Can you transcribe every line exactly and leave the pictures behind?

══════════════════════════════

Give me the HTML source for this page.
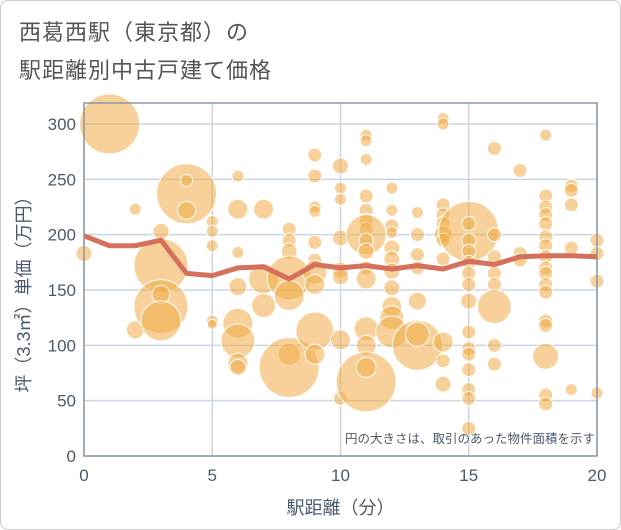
<!DOCTYPE html>
<html><head><meta charset="utf-8"><style>
body{margin:0;background:#fff;}
#wrap{position:relative;width:619px;height:528px;border:1px solid #ccc;border-radius:8px;overflow:hidden;font-family:"Liberation Sans","Noto Sans CJK JP",sans-serif;}
.title{position:absolute;left:18px;font-size:22px;color:#555;letter-spacing:1px;}
</style></head><body>
<div id="wrap">
<div class="title" style="top:14px">西葛西駅（東京都）の</div>
<div class="title" style="top:52px">駅距離別中古戸建て価格</div>
<svg id="chart" width="621" height="530" style="position:absolute;left:-1px;top:-1px"></svg>
</div>
<script>
const xTicks=[0,5,10,15,20];
const yTicks=[0,50,100,150,200,250,300];
const bubbleX=[0,1,2,2,3,3,3,3,3,4,4,4,5,5,5,5,5,6,6,6,6,6,6,6,6,7,7,7,8,8,8,8,8,8,8,9,9,9,9,9,9,9,9,9,9,10,10,10,10,10,10,10,10,11,11,11,11,11,11,11,11,11,11,11,11,11,11,11,11,12,12,12,12,12,12,12,12,12,12,12,13,13,13,13,13,13,13,14,14,14,14,14,14,14,14,14,14,14,15,15,15,15,15,15,15,15,15,15,15,15,15,15,15,16,16,16,16,16,16,16,16,17,17,17,18,18,18,18,18,18,18,18,18,18,18,18,18,18,18,18,18,19,19,19,19,19,20,20,20,20];
const bubbleY=[183,300,223,114,203,172,135,146,122,237,249,222,212,203,190,122,119,253,223,184,153,120,104,84,80,223,160,136,205,195,185,161,145,92,80,272,253,225,221,193,177,166,155,113,92,262,242,232,197,168,162,105,52,290,285,268,235,222,213,205,200,195,185,170,160,115,100,67,80,242,222,208,202,188,178,167,152,135,125,112,220,200,182,170,140,100,110,305,300,227,218,210,200,195,178,103,86,65,203,210,195,185,175,165,155,140,112,97,92,78,60,52,25,278,200,180,165,155,135,100,83,258,183,177,290,235,225,218,210,198,190,180,170,165,155,148,122,118,90,55,47,244,240,227,188,60,195,183,158,57];
const bubbleR=[8,30,6,9,8,27,27,9,20,30,6,9,6,6,6,6,5,6,10,6,9,15,17,10,8,10,15,12,7,7,8,22,15,11,30,7,7,6,6,7,7,12,10,19,10,8,6,6,8,8,8,10,7,6,6,6,7,7,7,7,20,7,8,7,10,12,10,30,10,6,6,7,6,8,8,8,8,10,12,16,6,7,7,7,9,25,12,6,6,7,7,7,9,7,7,10,7,8,30,7,7,7,7,7,7,8,7,7,7,7,7,7,7,7,7,7,7,7,17,7,7,7,7,7,6,7,7,7,7,7,7,7,7,7,7,7,7,7,13,7,7,7,7,7,7,6,7,7,7,6];
const lineX=[0,1,2,3,4,5,6,7,8,9,10,11,12,13,14,15,16,17,18,19,20];
const lineY=[199,190,190,195,165,163,170,171,160,173,170,172,169,172,169,176,173,180,181,181,180];
const svg=document.getElementById('chart');
const NS='http://www.w3.org/2000/svg';
const L=84,R=597,T=103,B=456;
const sx=v=>L+(R-L)*v/20;
const sy=v=>B-(B-124)*v/300;
function mk(t,a){const e=document.createElementNS(NS,t);for(const k in a)e.setAttribute(k,a[k]);svg.appendChild(e);return e;}
yTicks.forEach(v=>{const g=mk('line',{x1:L,x2:R,y1:sy(v),y2:sy(v),stroke:'#c9d5e2','stroke-width':1.5});


const t=mk('text',{x:L-8,y:sy(v)+6,'text-anchor':'end','font-size':17,fill:'#4a5a6a'});t.textContent=v;

});
xTicks.forEach(v=>{const g=mk('line',{x1:sx(v),x2:sx(v),y1:T,y2:B,stroke:'#c9d5e2','stroke-width':1.5});


const t=mk('text',{x:sx(v),y:B+25,'text-anchor':'middle','font-size':17,fill:'#4a5a6a'});t.textContent=v;

});
bubbleX.forEach((x,i)=>{const c=mk('circle',{cx:sx(x),cy:sy(bubbleY[i]),r:bubbleR[i],fill:'rgba(240,172,70,0.55)',stroke:'#fff','stroke-width':1});

});
const p=mk('polyline',{points:lineX.map((x,i)=>sx(x)+','+sy(lineY[i])).join(' '),fill:'none',stroke:'#d5705c','stroke-width':5,'stroke-linejoin':'round'});


const fr=mk('rect',{x:L,y:T,width:R-L,height:B-T,fill:'none',stroke:'#8a98a8','stroke-width':1.5});


const n=mk('text',{x:R-2,y:443,'text-anchor':'end','font-size':12.5,fill:'#4a5a6a'});n.textContent='円の大きさは、取引のあった物件面積を示す';


const xt=mk('text',{x:(L+R)/2,y:514,'text-anchor':'middle','font-size':18,fill:'#4a5a6a'});xt.textContent='駅距離（分）';


const yt=mk('text',{x:0,y:0,'text-anchor':'middle','font-size':18,fill:'#4a5a6a',transform:'translate(30,290) rotate(-90)'});yt.textContent='坪（3.3㎡）単価（万円）';


</script>
</body></html>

══════════════════════════════

COMPLETE OUTPUT
Give me the HTML source for this page.
<!DOCTYPE html>
<html><head><meta charset="utf-8"><style>
body{margin:0;background:#fff;}
#wrap{position:relative;width:619px;height:528px;border:1px solid #ccc;border-radius:8px;overflow:hidden;font-family:"Liberation Sans","Noto Sans CJK JP",sans-serif;}
.title{position:absolute;left:18px;font-size:22px;color:#555;letter-spacing:1px;}
</style></head><body>
<div id="wrap">
<div class="title" style="top:14px">西葛西駅（東京都）の</div>
<div class="title" style="top:52px">駅距離別中古戸建て価格</div>
<svg id="chart" width="621" height="530" style="position:absolute;left:-1px;top:-1px"></svg>
</div>
<script>
const xTicks=[0,5,10,15,20];
const yTicks=[0,50,100,150,200,250,300];
const bubbleX=[0,1,2,2,3,3,3,3,3,4,4,4,5,5,5,5,5,6,6,6,6,6,6,6,6,7,7,7,8,8,8,8,8,8,8,9,9,9,9,9,9,9,9,9,9,10,10,10,10,10,10,10,10,11,11,11,11,11,11,11,11,11,11,11,11,11,11,11,11,12,12,12,12,12,12,12,12,12,12,12,13,13,13,13,13,13,13,14,14,14,14,14,14,14,14,14,14,14,15,15,15,15,15,15,15,15,15,15,15,15,15,15,15,16,16,16,16,16,16,16,16,17,17,17,18,18,18,18,18,18,18,18,18,18,18,18,18,18,18,18,18,19,19,19,19,19,20,20,20,20];
const bubbleY=[183,300,223,114,203,172,135,146,122,237,249,222,212,203,190,122,119,253,223,184,153,120,104,84,80,223,160,136,205,195,185,161,145,92,80,272,253,225,221,193,177,166,155,113,92,262,242,232,197,168,162,105,52,290,285,268,235,222,213,205,200,195,185,170,160,115,100,67,80,242,222,208,202,188,178,167,152,135,125,112,220,200,182,170,140,100,110,305,300,227,218,210,200,195,178,103,86,65,203,210,195,185,175,165,155,140,112,97,92,78,60,52,25,278,200,180,165,155,135,100,83,258,183,177,290,235,225,218,210,198,190,180,170,165,155,148,122,118,90,55,47,244,240,227,188,60,195,183,158,57];
const bubbleR=[8,30,6,9,8,27,27,9,20,30,6,9,6,6,6,6,5,6,10,6,9,15,17,10,8,10,15,12,7,7,8,22,15,11,30,7,7,6,6,7,7,12,10,19,10,8,6,6,8,8,8,10,7,6,6,6,7,7,7,7,20,7,8,7,10,12,10,30,10,6,6,7,6,8,8,8,8,10,12,16,6,7,7,7,9,25,12,6,6,7,7,7,9,7,7,10,7,8,30,7,7,7,7,7,7,8,7,7,7,7,7,7,7,7,7,7,7,7,17,7,7,7,7,7,6,7,7,7,7,7,7,7,7,7,7,7,7,7,13,7,7,7,7,7,7,6,7,7,7,6];
const lineX=[0,1,2,3,4,5,6,7,8,9,10,11,12,13,14,15,16,17,18,19,20];
const lineY=[199,190,190,195,165,163,170,171,160,173,170,172,169,172,169,176,173,180,181,181,180];
const svg=document.getElementById('chart');
const NS='http://www.w3.org/2000/svg';
const L=84,R=597,T=103,B=456;
const sx=v=>L+(R-L)*v/20;
const sy=v=>B-(B-124)*v/300;
function mk(t,a){const e=document.createElementNS(NS,t);for(const k in a)e.setAttribute(k,a[k]);svg.appendChild(e);return e;}
yTicks.forEach(v=>{const g=mk('line',{x1:L,x2:R,y1:sy(v),y2:sy(v),stroke:'#c9d5e2','stroke-width':1.5});


const t=mk('text',{x:L-8,y:sy(v)+6,'text-anchor':'end','font-size':17,fill:'#4a5a6a'});t.textContent=v;

});
xTicks.forEach(v=>{const g=mk('line',{x1:sx(v),x2:sx(v),y1:T,y2:B,stroke:'#c9d5e2','stroke-width':1.5});


const t=mk('text',{x:sx(v),y:B+25,'text-anchor':'middle','font-size':17,fill:'#4a5a6a'});t.textContent=v;

});
bubbleX.forEach((x,i)=>{const c=mk('circle',{cx:sx(x),cy:sy(bubbleY[i]),r:bubbleR[i],fill:'rgba(240,172,70,0.55)',stroke:'#fff','stroke-width':1});

});
const p=mk('polyline',{points:lineX.map((x,i)=>sx(x)+','+sy(lineY[i])).join(' '),fill:'none',stroke:'#d5705c','stroke-width':5,'stroke-linejoin':'round'});


const fr=mk('rect',{x:L,y:T,width:R-L,height:B-T,fill:'none',stroke:'#8a98a8','stroke-width':1.5});


const n=mk('text',{x:R-2,y:443,'text-anchor':'end','font-size':12.5,fill:'#4a5a6a'});n.textContent='円の大きさは、取引のあった物件面積を示す';


const xt=mk('text',{x:(L+R)/2,y:514,'text-anchor':'middle','font-size':18,fill:'#4a5a6a'});xt.textContent='駅距離（分）';


const yt=mk('text',{x:0,y:0,'text-anchor':'middle','font-size':18,fill:'#4a5a6a',transform:'translate(30,290) rotate(-90)'});yt.textContent='坪（3.3㎡）単価（万円）';


</script>
</body></html>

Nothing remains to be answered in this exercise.